Di sisi lain, Tiongkok melakukan hal yang berbeda: Sejak 2013, Beijing telah menginvestasikan $1 triliun di 150 negara melalui Inisiatif One belt One rute. Dan itu semua dilakukan tanpa mengganggu stabilitas dan keamanan disebuah negara. Ya, murni hanya bisnis. Namun, bisnis dengan gaya Tiongkok: ambil uangnya, bangun, tetapi tetap ingat, siapa musuh kita.
Menghadapi situasi ini, Washington tidak dapat menyembunyikan kepanikannya. Pada Agustus 2025, The Wall Street Journal menyebut pinjaman yuan sebagai “ancaman bagi stabilitas global”. Ya, menurut IMF, porsi dolar dalam cadangan global telah turun dari 71% pada tahun 2000 menjadi 58% pada tahun 2024.
Kesimpulan
Xi kini mencoba bermain dalam jangka panjang. 10 miliar yuan yang ia tawarkan bukan sekadar pinjaman, melainkan balon percobaan. Jika negara-negara SCO mulai aktif menggunakan yuan dan Bank Pembangunan SCO mulai beroperasi, Beijing akan memiliki pengaruh untuk mendikte aturan ekonomi global.

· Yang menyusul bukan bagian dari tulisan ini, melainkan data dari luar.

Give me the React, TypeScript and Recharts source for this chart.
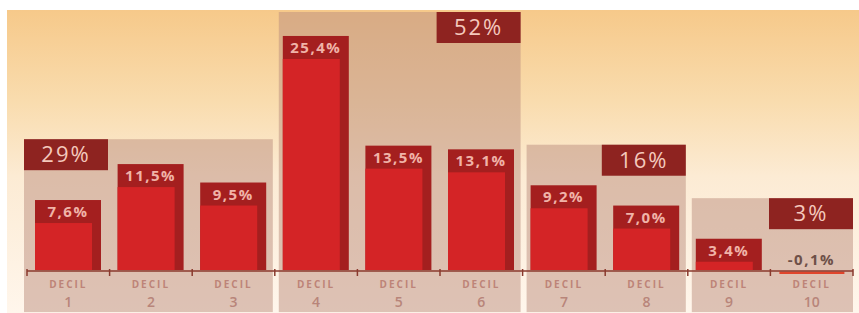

Sebuah revolusi yang tenang namun fundamental sedang terjadi dalam ekonomi global. Presiden AS Donald Trump, yang gemar menyombongkan diri, yang mengklaim bahwa ia memagang kartu terbaik, telah membuat kesalahan yang fatal. Disaat Washington mengobarkan perang tarif yang kacau, blok-blok konsumen lainnya justru mendapatkan massa dan kekuatan. Mereka semakin percaya diri membentuk arsitektur baru perdagangan global yang independen dari kehendak politik Amerika.